* **SHORT PROBLEM**
Return, exactly as written, the run of lines that begins at the line containing "Output the Python" and ends at the line containing "W, H = 414, 433". Nothing outside that run belongs in the answer.

* **INFORMATION SUPPLIED**
--------------------------------------------------

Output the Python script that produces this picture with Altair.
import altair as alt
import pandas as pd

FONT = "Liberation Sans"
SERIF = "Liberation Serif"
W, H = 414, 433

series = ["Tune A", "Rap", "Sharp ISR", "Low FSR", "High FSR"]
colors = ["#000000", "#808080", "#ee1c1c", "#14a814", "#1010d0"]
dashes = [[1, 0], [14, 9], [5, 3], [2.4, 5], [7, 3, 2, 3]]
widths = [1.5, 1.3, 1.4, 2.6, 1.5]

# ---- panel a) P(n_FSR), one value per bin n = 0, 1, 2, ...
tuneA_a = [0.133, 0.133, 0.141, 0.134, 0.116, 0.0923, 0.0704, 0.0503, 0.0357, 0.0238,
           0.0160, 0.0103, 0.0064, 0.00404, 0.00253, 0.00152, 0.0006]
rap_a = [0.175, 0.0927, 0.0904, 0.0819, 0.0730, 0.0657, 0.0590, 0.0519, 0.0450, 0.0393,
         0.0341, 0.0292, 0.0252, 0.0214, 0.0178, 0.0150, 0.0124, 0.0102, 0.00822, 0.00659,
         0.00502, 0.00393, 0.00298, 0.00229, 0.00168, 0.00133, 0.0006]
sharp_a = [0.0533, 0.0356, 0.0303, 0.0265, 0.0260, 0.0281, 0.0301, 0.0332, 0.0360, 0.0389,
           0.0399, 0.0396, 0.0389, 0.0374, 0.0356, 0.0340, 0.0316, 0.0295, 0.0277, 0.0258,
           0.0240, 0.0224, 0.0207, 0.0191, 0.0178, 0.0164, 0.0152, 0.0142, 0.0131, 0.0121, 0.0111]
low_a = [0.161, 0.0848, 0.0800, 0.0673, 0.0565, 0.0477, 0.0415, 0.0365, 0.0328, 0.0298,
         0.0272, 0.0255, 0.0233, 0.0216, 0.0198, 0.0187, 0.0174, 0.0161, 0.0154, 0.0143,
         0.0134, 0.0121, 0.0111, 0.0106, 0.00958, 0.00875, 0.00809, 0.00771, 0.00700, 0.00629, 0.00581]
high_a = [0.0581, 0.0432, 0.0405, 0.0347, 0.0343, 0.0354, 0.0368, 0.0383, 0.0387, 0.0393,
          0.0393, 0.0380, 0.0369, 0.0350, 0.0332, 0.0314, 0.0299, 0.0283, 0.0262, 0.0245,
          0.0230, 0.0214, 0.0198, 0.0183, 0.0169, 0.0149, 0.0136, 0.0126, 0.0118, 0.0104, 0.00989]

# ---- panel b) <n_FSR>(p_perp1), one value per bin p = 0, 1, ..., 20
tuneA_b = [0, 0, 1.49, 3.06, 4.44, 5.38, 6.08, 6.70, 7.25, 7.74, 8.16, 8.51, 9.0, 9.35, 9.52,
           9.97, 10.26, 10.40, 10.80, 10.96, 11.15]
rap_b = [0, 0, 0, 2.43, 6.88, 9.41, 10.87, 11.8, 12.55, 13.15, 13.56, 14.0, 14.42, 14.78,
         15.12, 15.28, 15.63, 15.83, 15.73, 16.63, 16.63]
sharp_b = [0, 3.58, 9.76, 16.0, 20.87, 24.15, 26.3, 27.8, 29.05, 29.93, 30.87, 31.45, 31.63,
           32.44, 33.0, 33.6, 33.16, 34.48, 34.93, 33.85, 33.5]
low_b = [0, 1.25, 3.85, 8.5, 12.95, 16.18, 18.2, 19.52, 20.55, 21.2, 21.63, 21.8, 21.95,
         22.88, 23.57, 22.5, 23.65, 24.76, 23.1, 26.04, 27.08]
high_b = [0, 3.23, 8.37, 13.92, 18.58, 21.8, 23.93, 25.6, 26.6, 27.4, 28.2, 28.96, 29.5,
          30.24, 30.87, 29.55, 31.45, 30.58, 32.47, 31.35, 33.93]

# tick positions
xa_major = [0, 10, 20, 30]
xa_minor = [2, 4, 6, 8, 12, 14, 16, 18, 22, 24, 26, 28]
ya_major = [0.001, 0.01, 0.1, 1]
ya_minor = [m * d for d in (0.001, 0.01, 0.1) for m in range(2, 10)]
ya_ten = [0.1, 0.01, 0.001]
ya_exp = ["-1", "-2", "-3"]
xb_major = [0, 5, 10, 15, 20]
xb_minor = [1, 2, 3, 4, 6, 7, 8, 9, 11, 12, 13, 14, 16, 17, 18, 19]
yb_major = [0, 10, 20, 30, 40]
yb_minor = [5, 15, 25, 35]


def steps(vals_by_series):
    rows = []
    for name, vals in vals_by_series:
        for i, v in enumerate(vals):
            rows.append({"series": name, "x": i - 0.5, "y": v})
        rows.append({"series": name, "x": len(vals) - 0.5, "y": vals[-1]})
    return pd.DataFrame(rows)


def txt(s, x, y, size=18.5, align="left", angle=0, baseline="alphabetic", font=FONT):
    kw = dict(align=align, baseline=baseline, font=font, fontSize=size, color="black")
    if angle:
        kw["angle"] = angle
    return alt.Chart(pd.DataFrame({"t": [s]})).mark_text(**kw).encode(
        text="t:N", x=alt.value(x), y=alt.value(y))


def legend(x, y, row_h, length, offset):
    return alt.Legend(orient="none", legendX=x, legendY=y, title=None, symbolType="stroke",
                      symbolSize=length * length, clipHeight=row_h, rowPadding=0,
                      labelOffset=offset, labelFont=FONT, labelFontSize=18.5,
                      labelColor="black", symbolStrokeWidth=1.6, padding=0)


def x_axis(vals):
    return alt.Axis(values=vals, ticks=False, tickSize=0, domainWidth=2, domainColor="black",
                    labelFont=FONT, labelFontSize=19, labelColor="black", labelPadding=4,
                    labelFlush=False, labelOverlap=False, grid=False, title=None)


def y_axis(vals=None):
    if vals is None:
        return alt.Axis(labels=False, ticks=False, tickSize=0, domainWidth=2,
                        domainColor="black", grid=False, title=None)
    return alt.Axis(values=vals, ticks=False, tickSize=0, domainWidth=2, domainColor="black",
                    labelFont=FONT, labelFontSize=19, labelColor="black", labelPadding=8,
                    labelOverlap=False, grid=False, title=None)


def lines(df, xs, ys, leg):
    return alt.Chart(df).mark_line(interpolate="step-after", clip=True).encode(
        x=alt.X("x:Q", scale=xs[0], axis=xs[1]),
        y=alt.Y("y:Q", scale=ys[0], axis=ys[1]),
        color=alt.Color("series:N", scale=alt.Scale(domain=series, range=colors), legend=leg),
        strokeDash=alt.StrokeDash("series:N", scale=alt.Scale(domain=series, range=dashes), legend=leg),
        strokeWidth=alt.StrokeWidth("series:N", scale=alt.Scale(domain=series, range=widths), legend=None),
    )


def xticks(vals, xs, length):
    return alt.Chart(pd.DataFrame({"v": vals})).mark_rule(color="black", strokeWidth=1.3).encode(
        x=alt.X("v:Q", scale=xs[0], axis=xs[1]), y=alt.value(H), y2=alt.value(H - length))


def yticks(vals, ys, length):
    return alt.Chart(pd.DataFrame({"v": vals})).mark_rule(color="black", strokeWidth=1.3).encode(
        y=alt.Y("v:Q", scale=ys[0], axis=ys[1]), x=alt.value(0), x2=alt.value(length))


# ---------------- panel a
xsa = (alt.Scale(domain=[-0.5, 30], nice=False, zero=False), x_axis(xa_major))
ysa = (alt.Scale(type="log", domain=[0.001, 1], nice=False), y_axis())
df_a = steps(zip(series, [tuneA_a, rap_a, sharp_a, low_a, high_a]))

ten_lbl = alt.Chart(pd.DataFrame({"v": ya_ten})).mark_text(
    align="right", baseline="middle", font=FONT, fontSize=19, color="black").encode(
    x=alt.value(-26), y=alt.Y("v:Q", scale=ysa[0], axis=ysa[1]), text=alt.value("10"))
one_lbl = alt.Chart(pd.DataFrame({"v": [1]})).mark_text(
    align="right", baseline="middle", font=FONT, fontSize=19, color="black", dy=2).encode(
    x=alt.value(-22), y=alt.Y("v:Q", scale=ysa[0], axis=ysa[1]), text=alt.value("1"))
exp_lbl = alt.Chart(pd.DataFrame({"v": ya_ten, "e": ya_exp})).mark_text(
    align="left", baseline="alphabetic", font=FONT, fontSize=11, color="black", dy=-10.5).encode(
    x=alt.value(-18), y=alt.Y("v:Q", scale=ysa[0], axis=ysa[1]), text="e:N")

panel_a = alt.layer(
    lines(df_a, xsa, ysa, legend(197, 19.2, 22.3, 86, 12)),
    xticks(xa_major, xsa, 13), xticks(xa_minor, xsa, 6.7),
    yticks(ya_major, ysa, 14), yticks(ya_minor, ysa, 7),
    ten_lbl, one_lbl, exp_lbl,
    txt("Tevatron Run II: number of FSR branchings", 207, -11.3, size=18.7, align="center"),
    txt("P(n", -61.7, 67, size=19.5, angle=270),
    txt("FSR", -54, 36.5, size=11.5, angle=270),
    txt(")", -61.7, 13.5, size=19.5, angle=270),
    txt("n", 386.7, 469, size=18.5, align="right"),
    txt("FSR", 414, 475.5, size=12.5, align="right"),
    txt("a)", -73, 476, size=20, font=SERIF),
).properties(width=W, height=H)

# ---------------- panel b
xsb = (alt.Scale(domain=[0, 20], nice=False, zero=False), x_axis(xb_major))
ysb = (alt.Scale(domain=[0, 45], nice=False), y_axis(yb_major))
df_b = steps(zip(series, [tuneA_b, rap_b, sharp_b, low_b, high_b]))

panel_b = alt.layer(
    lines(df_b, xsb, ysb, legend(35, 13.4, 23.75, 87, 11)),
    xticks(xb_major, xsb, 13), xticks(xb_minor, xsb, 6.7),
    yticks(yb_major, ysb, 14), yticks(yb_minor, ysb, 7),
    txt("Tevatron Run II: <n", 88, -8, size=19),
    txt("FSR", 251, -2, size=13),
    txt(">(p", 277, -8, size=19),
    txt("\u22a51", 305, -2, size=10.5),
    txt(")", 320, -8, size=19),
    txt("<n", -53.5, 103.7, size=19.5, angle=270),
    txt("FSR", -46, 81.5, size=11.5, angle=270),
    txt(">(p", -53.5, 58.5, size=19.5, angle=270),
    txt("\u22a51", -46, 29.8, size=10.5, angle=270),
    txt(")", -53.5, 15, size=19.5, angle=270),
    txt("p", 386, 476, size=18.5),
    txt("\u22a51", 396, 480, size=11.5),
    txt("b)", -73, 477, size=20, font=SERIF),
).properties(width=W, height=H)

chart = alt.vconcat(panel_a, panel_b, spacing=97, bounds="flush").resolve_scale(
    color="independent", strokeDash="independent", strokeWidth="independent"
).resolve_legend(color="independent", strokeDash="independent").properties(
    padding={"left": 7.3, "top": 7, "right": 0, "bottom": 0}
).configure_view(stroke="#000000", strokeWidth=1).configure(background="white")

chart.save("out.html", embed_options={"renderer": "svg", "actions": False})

--------------------------------------------------

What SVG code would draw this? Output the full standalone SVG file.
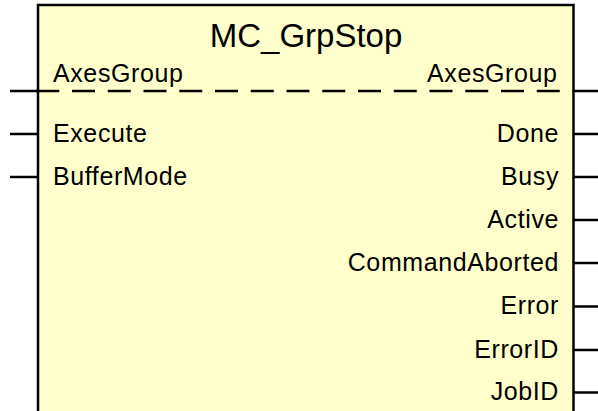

--------------------------------------------------

* **FULL SOLUTION**
Output the Python script that produces this picture with Altair.
import altair as alt
import pandas as pd

FONT = "Liberation Sans"
SERIF = "Liberation Serif"
W, H = 414, 433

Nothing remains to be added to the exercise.